Richard Dallison, a PhD researcher in our Bangor team, attended a training course on the Soil and Water Assessment Tool (SWAT) in Vienna last week. The course was organised by, and hosted at, the Institute of Hydraulics and Rural Water Management at BOKU University, with researchers from across Europe attending. Being led by Professor Raghavan Srinivasan, co-developer of the SWAT model, the course was an excellent opportunity to learn the theory, application and implementation of the model from a world expert. Richard plans to use the SWAT model in order to assess how climate change will affect the availability of water for supply by water service providers in the future, as well as the energy implications of any additional treatment that may be needed due to changes in water quality.
The SWAT model is a public domain model first established in 1992 which has since been jointly developed by the U.S. Department of Agriculture’s Agricultural Research Service and Texas A&M AgriLife Research. SWAT is a comprehensive, physically based, small watershed to river basin-scale model; it simulates the quality and quantity of surface water at a daily time step. The model is used to predict the environmental impact of land use, land management practices, and climate change. Over 1,000 academic research papers utilising SWAT have now been published on catchments across the globe, making it the most widely used hydrological model in the world.
The four-day course covered both basic and advanced content on the model. Starting with the theory and background of SWAT, the model was then implemented with example data through QGIS (mapping software), for which SWAT has a plugin. Once the model had been successfully run, participants had the opportunity to put the model in to practice with their own data, and along with it the unparalleled chance to question Professor Srinivasan about their specific projects.

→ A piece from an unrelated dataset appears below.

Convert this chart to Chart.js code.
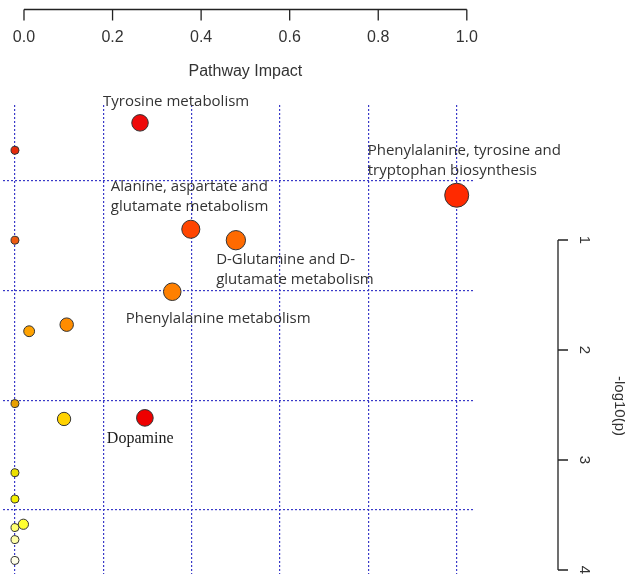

However, the covering of advanced content relating to uncertainty analysis, calibration, and validation of the model was where the most value was found in the training for Richard, him saying, “the advanced sessions gave a fantastic opportunity to practise the most difficult aspect of creating a reliable accurate model, from which you can trust the output”. Richard added, “having access to the arguably the world’s leading expert on the SWAT model was a phenomenal opportunity which I am unlikely to get again, so I made sure to ask as many question about the model and my project as possible!”
Thanks must go to the organisers of this extremely valuable course; Professor Raghavan Srinivasan who ran the course; and our funders, the European Regional Development Fund, Interreg Ireland-Wales Programme 2014-2020.